Convergence in Integral and Bounded in Lp Implies Convergence in Measure?

I am attempting this problem:

Let $$P \subset [1, \infty]$$ be the set of all $$p \in [1, \infty]$$ for which the following statement is true:

If $$f_n, f: [0, 1] \to > \mathbb{R}$$ are integrable function such that $$\sup_{n \in \mathbb{N}} > \| f_n \|_{L^p} < \infty$$ and $$\lim_{n \to \infty} \int_A f_n d\lambda = \int_A f d\lambda$$ for every $$A \in \mathcal{B}([0, 1])$$, then $$(f_n) \to f$$ in measure.

Find $$P$$ and provide a counter example for all $$p \in P^c \cap [1,\infty]$$.

What I have tried so far seems to have failed.
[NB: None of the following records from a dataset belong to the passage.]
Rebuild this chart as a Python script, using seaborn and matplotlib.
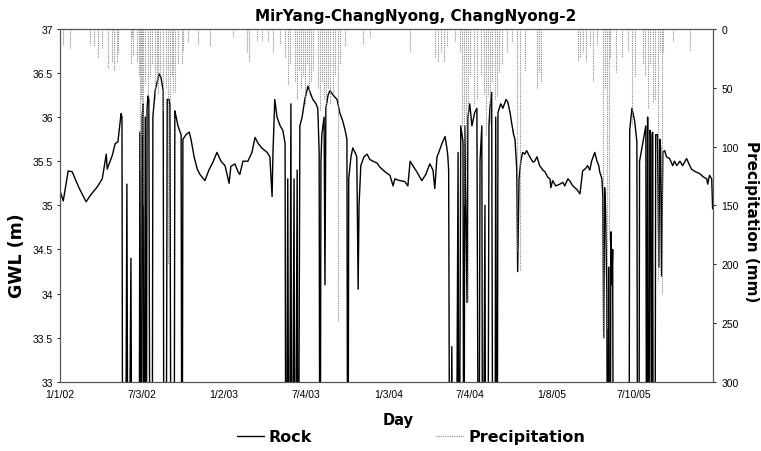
import numpy as np
import pandas as pd
import matplotlib
matplotlib.use("Agg")
import matplotlib.pyplot as plt
from matplotlib.lines import Line2D
import seaborn as sns

# Day index counted from 1/1/02; 30 marks logger dropouts (below axis)
gwl_day = [0, 7, 18, 27, 42, 58, 67, 83, 94, 103, 105, 116, 123, 129, 136, 138,
           140, 145, 149, 152, 158, 161, 176, 178, 181, 183, 185, 187, 190, 192, 194, 196,
           198, 201, 205, 207, 212, 221, 225, 230, 232, 236, 239, 243, 245, 248, 254, 256,
           259, 263, 270, 272, 274, 281, 288, 292, 299, 306, 312, 323, 332, 341, 350, 359,
           368, 377, 381, 390, 397, 401, 408, 419, 428, 435, 442, 450, 462, 468, 473, 475,
           479, 484, 491, 497, 502, 504, 508, 511, 515, 517, 522, 524, 529, 531, 535, 540,
           546, 553, 560, 564, 571, 575, 578, 580, 582, 584, 589, 591, 593, 598, 602, 609,
           618, 624, 631, 636, 640, 642, 644, 649, 653, 658, 662, 665, 667, 671, 678, 685,
           691, 698, 707, 714, 725, 736, 743, 747, 758, 769, 776, 781, 787, 796, 807, 816,
           825, 832, 836, 841, 845, 852, 859, 863, 865, 867, 870, 874, 879, 883, 888, 890,
           894, 899, 901, 903, 908, 910, 914, 919, 925, 930, 934, 937, 941, 943, 948, 950,
           954, 957, 959, 963, 966, 970, 972, 975, 977, 983, 988, 995, 999, 1004, 1008, 1012,
           1015, 1019, 1021, 1024, 1028, 1032, 1037, 1041, 1048, 1055, 1059, 1064, 1070, 1077, 1082, 1088,
           1093, 1095, 1099, 1106, 1115, 1122, 1126, 1133, 1137, 1144, 1153, 1160, 1164, 1166, 1173, 1177,
           1182, 1186, 1193, 1198, 1202, 1204, 1209, 1211, 1213, 1215, 1217, 1220, 1222, 1224, 1227, 1229,
           1231, 1233, 1235, 1238, 1269, 1271, 1276, 1282, 1287, 1289, 1291, 1293, 1300, 1307, 1309, 1311,
           1313, 1316, 1318, 1320, 1322, 1324, 1327, 1329, 1333, 1336, 1338, 1340, 1342, 1345, 1349, 1353,
           1360, 1367, 1371, 1376, 1383, 1389, 1398, 1405, 1409, 1418, 1427, 1436, 1443, 1445, 1449, 1454,
           1456]
gwl_level = [35.16, 35.05, 35.39, 35.38, 35.2, 35.04, 35.11, 35.21, 35.3, 35.58, 35.41, 35.56, 35.7, 35.72, 36.04, 36.0,
             30, 30, 35.24, 30, 34.4, 30, 30, 35.83, 30, 36.0, 36.15, 30, 36.0, 30, 36.1, 36.24,
             36.2, 30, 30, 36.0, 36.3, 36.49, 36.45, 36.3, 30, 30, 36.2, 36.2, 36.15, 30, 30, 36.07,
             36.0, 35.9, 35.8, 30, 35.75, 35.8, 35.83, 35.75, 35.55, 35.41, 35.35, 35.28, 35.4, 35.49, 35.6, 35.5,
             35.45, 35.25, 35.44, 35.47, 35.38, 35.35, 35.5, 35.5, 35.6, 35.77, 35.7, 35.65, 35.6, 35.55, 35.1, 35.6,
             36.2, 36.0, 35.9, 35.85, 35.7, 30, 35.3, 30, 36.15, 30, 35.3, 30, 35.4, 30, 35.9, 36.0,
             36.2, 36.35, 36.25, 36.2, 36.15, 36.1, 35.6, 30, 35.5, 35.8, 36.0, 34.1, 36.1, 36.25, 36.3, 36.25,
             36.2, 36.05, 35.95, 35.85, 35.75, 30, 35.3, 35.55, 35.65, 35.6, 35.55, 34.05, 35.0, 35.45, 35.55, 35.58,
             35.52, 35.5, 35.48, 35.43, 35.38, 35.34, 35.22, 35.3, 35.28, 35.27, 35.22, 35.5, 35.45, 35.38, 35.28, 35.35,
             35.47, 35.4, 35.19, 35.55, 35.6, 35.7, 35.78, 35.65, 35.57, 35.4, 30, 33.4, 30, 30, 35.6, 30,
             35.9, 35.72, 30, 35.9, 33.9, 36.0, 36.15, 35.9, 36.05, 36.1, 30, 35.5, 35.9, 30, 35.0, 30,
             30, 35.9, 36.1, 36.28, 30, 30, 36.0, 30, 36.05, 36.15, 36.1, 36.2, 36.17, 36.05, 35.92, 35.8,
             35.75, 35.41, 34.25, 35.3, 35.5, 35.6, 35.58, 35.62, 35.55, 35.49, 35.5, 35.55, 35.45, 35.4, 35.38, 35.32,
             35.3, 35.2, 35.28, 35.22, 35.24, 35.26, 35.22, 35.3, 35.28, 35.22, 35.18, 35.13, 35.3, 35.39, 35.42, 35.45,
             35.4, 35.5, 35.6, 35.5, 35.45, 35.38, 35.3, 35.1, 33.5, 35.2, 35.0, 34.0, 30, 34.3, 30, 34.7,
             34.1, 34.5, 30, 30, 30, 35.85, 36.1, 35.96, 35.72, 30, 30, 35.5, 35.7, 35.9, 30, 36.0,
             30, 35.85, 35.8, 30, 35.83, 30, 30, 35.8, 35.8, 34.3, 35.75, 35.65, 34.2, 35.6, 35.62, 35.55,
             35.53, 35.45, 35.5, 35.45, 35.5, 35.45, 35.53, 35.45, 35.41, 35.38, 35.36, 35.32, 35.3, 35.24, 35.34, 35.3,
             34.96]

rain_day = [7, 22, 67, 76, 85, 94, 107, 116, 120, 127, 129, 158, 161, 163, 172, 176, 178, 181, 183, 185,
            190, 196, 201, 205, 212, 216, 219, 223, 230, 236, 241, 245, 250, 252, 256, 263, 272, 274, 285, 308,
            335, 386, 417, 421, 439, 450, 464,
            475, 491, 502, 508, 513, 524, 529, 533, 537, 542, 546, 551, 555, 560, 564, 575, 580, 584, 589, 593,
            598, 602, 609, 613, 620, 624, 636, 676, 691, 781, 836, 843, 850, 856, 863,
            881, 892, 896, 901, 905, 910, 914, 923, 930, 939, 946, 950, 954, 959, 963, 970, 975, 979, 986, 997,
            1008, 1019, 1026, 1037, 1064, 1068, 1073,
            1155, 1160, 1166, 1173, 1182, 1189, 1198, 1211, 1215, 1220, 1224, 1227, 1240, 1253, 1267, 1276, 1282, 1300,
            1305, 1311, 1316, 1322, 1327, 1334, 1338, 1342, 1345, 1367, 1405]
rain_mm = [14, 17, 13, 15, 25, 17, 33, 28, 35, 28, 20, 30, 8, 23, 28, 40, 120, 60, 90, 150,
           48, 57, 42, 30, 60, 45, 55, 40, 70, 51, 200, 60, 40, 54, 54, 30, 30, 19, 11, 13,
           15, 8, 20, 28, 10, 10, 10,
           20, 13, 25, 48, 30, 45, 60, 35, 50, 40, 65, 30, 55, 45, 35, 50, 70, 45, 60, 80,
           50, 65, 55, 40, 248, 30, 15, 13, 8, 20, 25, 28, 20, 28, 15,
           10, 20, 83, 150, 120, 231, 40, 65, 60, 40, 55, 90, 57, 80, 45, 60, 57, 37, 30, 20,
           11, 190, 206, 36, 50, 37, 45,
           27, 25, 20, 27, 15, 44, 14, 262, 50, 255, 180, 25, 37, 25, 19, 82, 41, 30,
           40, 68, 30, 62, 60, 214, 20, 225, 20, 10, 19]

tick_days = [0, 183, 366, 549, 732, 915, 1098, 1281]
tick_labels = ["1/1/02", "7/3/02", "1/2/03", "7/4/03", "1/3/04", "7/4/04", "1/8/05", "7/10/05"]

sns.set_style("white")
plt.rcParams['font.family'] = ['Liberation Sans', 'DejaVu Sans']
plt.rcParams.update({"text.color": "black", "axes.labelcolor": "black",
                     "xtick.color": "black", "ytick.color": "black"})
wide_bold = {"family": "DejaVu Sans", "weight": "bold"}

fig, ax = plt.subplots(figsize=(7.61, 4.52), dpi=100)
fig.subplots_adjust(left=0.079, right=0.937, top=0.934, bottom=0.153)

gwl = pd.DataFrame({"day": gwl_day, "level": gwl_level})
sns.lineplot(data=gwl, x="day", y="level", ax=ax, color="black", lw=1.0, legend=False)
ax.set_xlim(0, 1457)
ax.set_ylim(33, 37)
ax.set_yticks(np.arange(33, 37.01, 0.5))
ax.set_yticklabels(["33", "33.5", "34", "34.5", "35", "35.5", "36", "36.5", "37"], fontsize=7.5)
ax.set_xticks(tick_days)
ax.set_xticklabels(tick_labels, fontsize=7.5)
ax.set_xlabel("Day", fontsize=10.5, fontdict=wide_bold)
ax.xaxis.set_label_coords(0.518, -0.085)
ax.set_ylabel("GWL (m)", fontsize=12.5, fontdict=wide_bold)
ax.yaxis.set_label_coords(-0.052, 0.36)
ax.tick_params(length=2, width=0.6, pad=3)

ax2 = ax.twinx()
ax2.vlines(rain_day, 0, rain_mm, colors="#8a8a8a", linestyles=(0, (1, 1)), lw=0.8)
ax2.set_ylim(300, 0)
ax2.set_yticks(range(0, 301, 50))
ax2.set_yticklabels([str(v) for v in range(0, 301, 50)], fontsize=7.5)
ax2.set_ylabel("Precipitation (mm)", fontsize=11, rotation=270, fontdict=wide_bold)
ax2.yaxis.set_label_coords(1.071, 0.456)
ax2.tick_params(length=2, width=0.6, pad=4)

for a in (ax, ax2):
    for s in a.spines.values():
        s.set_color("#555555")
        s.set_linewidth(0.8)

ax.set_title("MirYang-ChangNyong, ChangNyong-2", fontsize=11, pad=6, x=0.545, fontdict=wide_bold)

handles = [Line2D([], [], color="black", lw=1.0),
           Line2D([], [], color="#8a8a8a", lw=0.8, linestyle=(0, (1, 1)))]
fig.legend(handles, ["Rock", "Precipitation"], loc="lower center", ncol=2,
           bbox_to_anchor=(0.54, -0.017), frameon=False, columnspacing=7.8,
           handlelength=1.7, handletextpad=0.3,
           prop={"family": "DejaVu Sans", "weight": "bold", "size": 11.5})

plt.savefig("out.png", dpi=100)
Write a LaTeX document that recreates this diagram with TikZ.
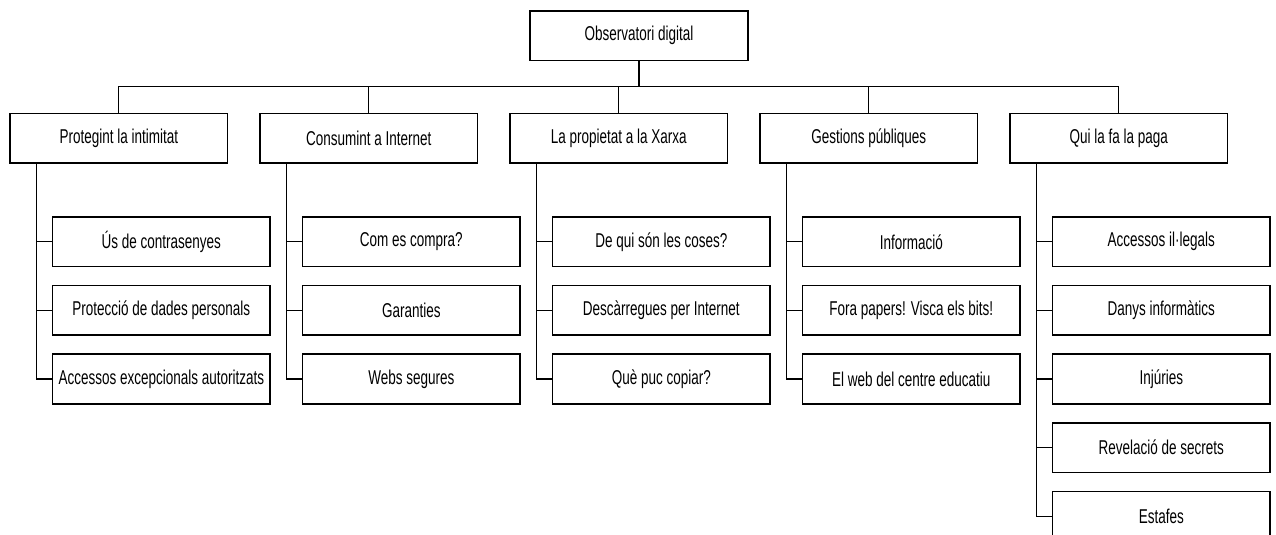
\documentclass[tikz,border=0pt]{standalone}
\usepackage{fontspec}
\setmainfont[FakeStretch=0.675]{Liberation Sans}
\begin{document}
\begin{tikzpicture}[x=1pt,y=1pt,
  box/.style={draw=black, line width=1.6pt, fill=white, minimum width=217.5pt, minimum height=49.5pt,
    inner sep=0pt, font=\fontsize{20}{24}\selectfont},
  conn/.style={draw=black, line width=1.3pt}]
\clip (0,0) rectangle (1276,-535);
\fill[white] (0,0) rectangle (1276,-535);
% root
\node[box] (root) at (639,-35.75) {Observatori digital};
% level 1
\foreach \i/\t in {1/Protegint la intimitat,2/Consumint a Internet,3/La propietat a la Xarxa,4/Gestions públiques,5/Qui la fa la paga}{
  \node[box] (p\i) at ({118.8+250*(\i-1)},-138.4) {\t};
}
\coordinate (bus) at (0,-86.5);
\draw[conn] (root.south) -- (root.south |- bus);
\draw[conn] (p1.north) |- (p5.north |- bus) -- (p5.north);
\foreach \i in {2,3,4}{\draw[conn] (p\i.north) -- (p\i.north |- bus);}
% children
\newcommand{\kid}[4]{% parent index, child index, text, name
  \node[box] (c#1#2) at ({118.8+250*(#1-1)+42.5},{-241.75-68.6*(#2-1)}) {#3};
  \draw[conn] ([xshift=27pt]p#1.south west) |- (c#1#2.west);
}
\kid{1}{1}{Ús de contrasenyes}{}
\kid{1}{2}{Protecció de dades personals}{}
\kid{1}{3}{Accessos excepcionals autoritzats}{}
\kid{2}{1}{Com es compra?}{}
\kid{2}{2}{Garanties}{}
\kid{2}{3}{Webs segures}{}
\kid{3}{1}{De qui són les coses?}{}
\kid{3}{2}{Descàrregues per Internet}{}
\kid{3}{3}{Què puc copiar?}{}
\kid{4}{1}{Informació}{}
\kid{4}{2}{Fora papers! Visca els bits!}{}
\kid{4}{3}{El web del centre educatiu}{}
\kid{5}{1}{Accessos il·legals}{}
\kid{5}{2}{Danys informàtics}{}
\kid{5}{3}{Injúries}{}
\kid{5}{4}{Revelació de secrets}{}
\kid{5}{5}{Estafes}{}
\end{tikzpicture}
\end{document}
I notice that the measure space that we are dealing with is a finite measure space and thus the Egorov's Theorem holds. This means if we can show the function is almost everywhere pointwise convergent, then we are done. I have failed to do so.

Starting off with $$p = \infty$$, thinking it might be the easier case. We have a uniform bound on $$f_n$$ for all $$n$$ which implies that $$f_n$$ is integrable on $$[0, 1]$$. We have moreover that $$\lim_{n \to \infty} \int_A f_n d\lambda = \int_A f d\lambda$$ for all $$A \in \mathcal{B}([0, 1])$$, but then I will need some kind of partial converse of Lebesgue dominated convergence theorem to show almost pointwise convergence. But this is most likely not true. This probably implies that a counterexample exists, but I couldn't find one so far.

$$P$$ is empty! $$f_n(x)=e^{2\pi in x}$$ is bounded in $$L^{p}$$ for every $$p \in [1,\infty]$$ and $$\int_Af_n(x)dx \to 0=\int_A 0\, dx$$ for every $$A$$ by Riemann Lebesgue Lemma But $$\lambda \{x: |f_n(x)-0|>\epsilon\}=1$$ for every $$\epsilon \in (0,1)$$ so $$f_n$$ does not tend to $$0$$ in measure.